The starting half-forward line from Sunday’s semi-final win over Kerry was Ciarán Daly, James Donaghy and Seán O’Donnell. Each of these players started all four Tyrone matches so far this year, contributing the sum total of 0-4 between them, 0-2 from Daly and a point each from the others. In contrast, the inside forward line has seen Rúairí Canavan score 0-27, Ciarán Bogue 1-7, and Conor Cush 1-5. This is where the threat lies, but equally, Kildare’s greatest strength seems to be their full back line, which has developed incredibly well over the course of this competition. Kildare should be ready to ‘hammer the hammer’ on Saturday.

In the spirit of most Tyrone teams, this current U20 side will happily drop back and get plenty of men behind the ball, which puts an extra emphasis on speed in transition, and having a long ball option — not necessarily to use it frequently, but to keep the Tyrone defence honest.

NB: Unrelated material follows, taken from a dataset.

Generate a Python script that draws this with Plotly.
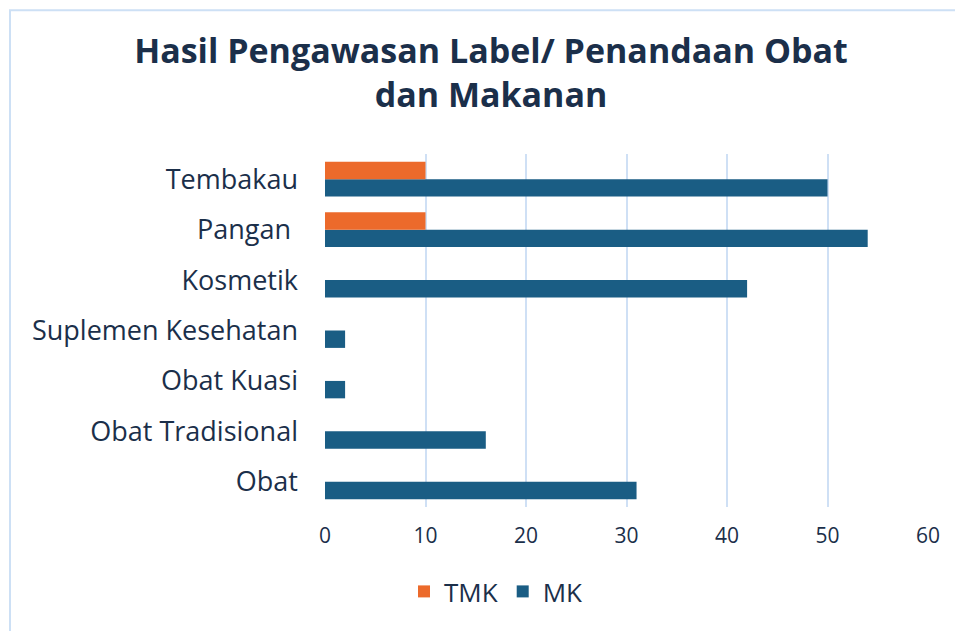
import plotly.graph_objects as go

# Categories listed bottom-to-top as they appear on the y axis
categories = ["Obat", "Obat Tradisional", "Obat Kuasi", "Suplemen Kesehatan",
              "Kosmetik", "Pangan ", "Tembakau"]
tmk_values = [0, 0, 0, 0, 0, 10, 10]
mk_values = [31, 16, 2, 2, 42, 54, 50]
x_ticks = [0, 10, 20, 30, 40, 50, 60]

TEXT = "#1b2f4a"
FONT = "Open Sans"
GRID = "#cfe0f5"
OFF = 8  # page body margin offset

fig = go.Figure()
fig.add_trace(go.Bar(name="MK", y=categories, x=mk_values, orientation="h",
                     marker=dict(color="#1a5d84", line=dict(width=0)), legendrank=2))
fig.add_trace(go.Bar(name="TMK", y=categories, x=tmk_values, orientation="h",
                     marker=dict(color="#ec6a2b", line=dict(width=0)), legendrank=1))

pl, pr, pt, pb = 325 - OFF, 928 - OFF, 154 - OFF, 507.5 - OFF

fig.update_layout(
    width=963, height=631,
    paper_bgcolor="white", plot_bgcolor="white",
    margin=dict(l=pl, r=963 - pr, t=pt, b=631 - pb),
    barmode="group", bargap=0.31, bargroupgap=0,
    font=dict(family=FONT, color=TEXT),
    title=dict(text="<b>Hasil Pengawasan Label/ Penandaan Obat<br>dan Makanan</b>",
               x=(491 - OFF) / 963, xanchor="center", xref="container",
               y=1 - 55 / 631, yanchor="top", yref="container",
               font=dict(family=FONT, size=34, color=TEXT)),
    xaxis=dict(range=[0, 60], tickvals=x_ticks, showgrid=True, gridcolor=GRID,
               gridwidth=1.5, zeroline=False, showline=False,
               tickfont=dict(family=FONT, size=21, color=TEXT),
               ticks="", ticklabelstandoff=14, fixedrange=True),
    yaxis=dict(type="category", categoryorder="array", categoryarray=categories,
               showgrid=False, zeroline=False, showline=False, ticks="",
               tickfont=dict(family=FONT, size=27, color=TEXT),
               ticklabelstandoff=26, range=[-0.5, 6.5]),
    legend=dict(orientation="h", x=(496 - OFF) / 963, xref="container", xanchor="center",
                y=1 - (568 - OFF) / 631, yref="container", yanchor="top",
                font=dict(family=FONT, size=26, color=TEXT),
                itemwidth=30, traceorder="normal"),
    showlegend=True,
)

# light frame around the chart (left & top edges visible)
fig.add_shape(type="rect", xref="paper", yref="paper",
              x0=(10 - OFF - pl) / (pr - pl), x1=2.0, y0=-1.0,
              y1=(pb - (10 - OFF)) / (pb - pt),
              line=dict(color="#cde0f5", width=2), fillcolor="rgba(0,0,0,0)",
              layer="below")

fig.write_html("out.html")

Many American Football teams use their running game on 40 to 50% of all plays, not because they’re good at it, but because it forces the opposition defence to commit men to stopping it, and so open up greater opportunities to bring the wide receivers into the game.

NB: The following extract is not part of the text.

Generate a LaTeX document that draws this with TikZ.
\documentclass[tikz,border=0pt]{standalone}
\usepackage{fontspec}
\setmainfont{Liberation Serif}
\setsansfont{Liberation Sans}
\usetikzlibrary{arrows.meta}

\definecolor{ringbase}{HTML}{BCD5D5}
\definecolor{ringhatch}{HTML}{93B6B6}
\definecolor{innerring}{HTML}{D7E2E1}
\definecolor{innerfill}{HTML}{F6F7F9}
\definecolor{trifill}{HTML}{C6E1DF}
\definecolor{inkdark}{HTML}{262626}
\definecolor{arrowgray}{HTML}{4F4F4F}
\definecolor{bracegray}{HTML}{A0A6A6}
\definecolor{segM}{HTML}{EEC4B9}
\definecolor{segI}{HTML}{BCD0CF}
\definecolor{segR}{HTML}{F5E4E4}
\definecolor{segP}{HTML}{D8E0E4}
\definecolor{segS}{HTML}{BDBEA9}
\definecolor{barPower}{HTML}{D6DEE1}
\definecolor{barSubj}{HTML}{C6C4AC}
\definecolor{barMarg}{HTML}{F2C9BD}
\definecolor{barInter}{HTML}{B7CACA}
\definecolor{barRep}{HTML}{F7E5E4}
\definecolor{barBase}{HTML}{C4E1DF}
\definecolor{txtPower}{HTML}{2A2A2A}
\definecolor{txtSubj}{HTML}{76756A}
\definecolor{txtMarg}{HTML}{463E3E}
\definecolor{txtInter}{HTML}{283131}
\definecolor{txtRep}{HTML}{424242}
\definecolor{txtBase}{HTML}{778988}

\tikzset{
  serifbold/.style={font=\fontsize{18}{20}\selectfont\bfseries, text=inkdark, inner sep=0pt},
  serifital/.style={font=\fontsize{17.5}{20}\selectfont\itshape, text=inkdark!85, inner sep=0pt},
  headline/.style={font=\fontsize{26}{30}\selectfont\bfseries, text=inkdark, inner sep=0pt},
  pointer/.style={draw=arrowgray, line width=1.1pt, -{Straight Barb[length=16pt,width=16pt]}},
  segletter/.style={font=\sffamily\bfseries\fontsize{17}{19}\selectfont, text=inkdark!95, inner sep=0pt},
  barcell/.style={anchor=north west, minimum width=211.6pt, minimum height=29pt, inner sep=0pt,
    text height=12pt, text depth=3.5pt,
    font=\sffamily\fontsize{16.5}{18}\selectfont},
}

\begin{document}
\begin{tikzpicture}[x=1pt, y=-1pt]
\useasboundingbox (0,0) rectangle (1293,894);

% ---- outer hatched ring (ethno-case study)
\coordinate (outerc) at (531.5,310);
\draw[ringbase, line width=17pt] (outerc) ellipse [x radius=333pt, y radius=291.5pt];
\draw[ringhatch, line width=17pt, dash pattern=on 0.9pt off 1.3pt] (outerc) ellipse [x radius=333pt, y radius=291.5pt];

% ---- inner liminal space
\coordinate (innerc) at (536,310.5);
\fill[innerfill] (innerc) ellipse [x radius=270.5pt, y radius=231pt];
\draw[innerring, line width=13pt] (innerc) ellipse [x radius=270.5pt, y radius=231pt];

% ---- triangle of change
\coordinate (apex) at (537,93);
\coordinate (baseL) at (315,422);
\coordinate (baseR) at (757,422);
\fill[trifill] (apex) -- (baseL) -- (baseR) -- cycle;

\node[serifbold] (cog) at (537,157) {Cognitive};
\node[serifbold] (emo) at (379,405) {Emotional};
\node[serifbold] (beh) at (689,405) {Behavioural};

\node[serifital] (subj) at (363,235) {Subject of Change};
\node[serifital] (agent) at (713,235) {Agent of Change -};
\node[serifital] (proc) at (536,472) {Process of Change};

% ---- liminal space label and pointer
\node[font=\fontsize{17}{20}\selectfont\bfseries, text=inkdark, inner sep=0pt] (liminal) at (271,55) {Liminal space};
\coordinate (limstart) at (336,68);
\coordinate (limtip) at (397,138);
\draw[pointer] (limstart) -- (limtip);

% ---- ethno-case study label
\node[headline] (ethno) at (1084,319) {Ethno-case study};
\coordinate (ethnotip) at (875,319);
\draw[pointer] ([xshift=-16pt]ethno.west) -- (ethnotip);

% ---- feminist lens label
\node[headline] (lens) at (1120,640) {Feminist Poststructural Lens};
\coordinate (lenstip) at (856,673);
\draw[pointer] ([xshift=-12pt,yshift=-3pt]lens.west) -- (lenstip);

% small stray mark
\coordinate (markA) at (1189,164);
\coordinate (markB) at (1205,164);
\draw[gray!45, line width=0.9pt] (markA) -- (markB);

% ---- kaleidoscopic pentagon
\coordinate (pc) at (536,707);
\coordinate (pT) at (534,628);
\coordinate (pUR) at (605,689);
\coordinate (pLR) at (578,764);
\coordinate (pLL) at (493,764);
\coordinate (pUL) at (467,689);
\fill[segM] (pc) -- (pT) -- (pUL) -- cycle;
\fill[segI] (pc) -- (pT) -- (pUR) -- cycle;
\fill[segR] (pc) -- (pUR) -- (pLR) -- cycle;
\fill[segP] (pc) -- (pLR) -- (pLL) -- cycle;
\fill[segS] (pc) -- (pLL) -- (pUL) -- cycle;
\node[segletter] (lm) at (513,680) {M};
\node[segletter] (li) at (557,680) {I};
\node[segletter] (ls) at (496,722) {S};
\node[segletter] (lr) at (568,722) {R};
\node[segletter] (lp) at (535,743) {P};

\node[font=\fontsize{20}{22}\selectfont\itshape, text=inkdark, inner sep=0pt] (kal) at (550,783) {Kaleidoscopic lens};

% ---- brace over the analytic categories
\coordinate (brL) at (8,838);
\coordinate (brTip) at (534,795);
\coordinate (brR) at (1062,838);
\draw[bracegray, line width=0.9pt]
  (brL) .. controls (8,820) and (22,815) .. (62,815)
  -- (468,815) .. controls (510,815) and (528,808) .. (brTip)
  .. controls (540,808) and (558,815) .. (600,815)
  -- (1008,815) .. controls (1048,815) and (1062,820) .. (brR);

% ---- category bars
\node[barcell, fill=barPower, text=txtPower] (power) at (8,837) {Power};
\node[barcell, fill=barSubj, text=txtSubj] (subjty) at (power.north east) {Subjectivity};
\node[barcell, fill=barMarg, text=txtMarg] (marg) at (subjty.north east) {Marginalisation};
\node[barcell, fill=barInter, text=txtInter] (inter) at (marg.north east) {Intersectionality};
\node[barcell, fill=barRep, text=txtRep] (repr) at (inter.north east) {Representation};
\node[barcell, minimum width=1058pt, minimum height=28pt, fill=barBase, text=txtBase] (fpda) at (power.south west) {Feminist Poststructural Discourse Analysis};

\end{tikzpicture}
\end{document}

In that spirit, Kildare need to show Tyrone early that they’re happy to try and hit Eoin Bagnall and Aaron Browne from deep positions. If Tyrone have to honour the long ball option, covering defenders have to get right back to their won 20 metre line, which will in turn make it easier for Kildare to run the ball up into the long distance scoring zone, where a foul might lead to a scoring opportunity.

Midfield too, looks like an area where there could be immense scope for success. Kildare were very strong in this sector in the first half of Saturday’s game against Sligo, but the balance of power shifted a bit in the second half when Sligo midfielder Joseph Keaney took his team on his shoulders and tried to carry them over the line.

It wasn’t to be for Keaney, but his dynamism really unsettled Kildare, while the steady supply of kickout possession that lad the foundations for Kildare’s 0-8 to 0-3 half-time lead, dried up.

Tyrone will have a similar player in the form of midfielder Michael McGleenan. Admittedly, while Keaney is a very natural player and a fluid striker of the ball, McGleenan would be right at home in an NFL running back role, such is his bulldozing style. But expect McGleenan to try and drive this Tyrone group from the middle, perhaps switching in an out of full forward for a couple of short bursts too, and he’s likely to pose a tough test for Luke Killian this weekend.

In the air however, Kildare have that little bit of extra power, and they need to make that count if at all possible.
Leaving aside the personnel matchups, there has been plenty of disappointment in the county that Croke Park wasn’t chosen for the venue for what is a huge game for both counties, and also that the option of putting the game on at 12 noon, before Sunday’s Leinster semi-final between Westmeath and Kildare, wasn’t considered.

Realistically, Tyrone were never going to agree to that, plus the logistics of doing that when one fixture is under the auspices of Croke Park and the other is a Leinster Council tie, wouldn’t be simple. All that said, Carrick-on-Shannon very much came out of left field.

It’s a long trip, there isn’t a huge capacity so there will certainly be an atmosphere and maybe even some pressure for tickets, but ultimately it’s a field of grass, and Kildare need to treat it like an incidental factor, rather than as a perceived slight on either this fixture, or as some people online have suggested, Croke Park’s ‘payback’ for Newbridge or Nowhere!

The aim should be to repeat the routine of last week, use the modest venue to help them shed the nerves that might surround an All-Ireland final, and instead concentrate on the simple, footballing test that lies ahead for them.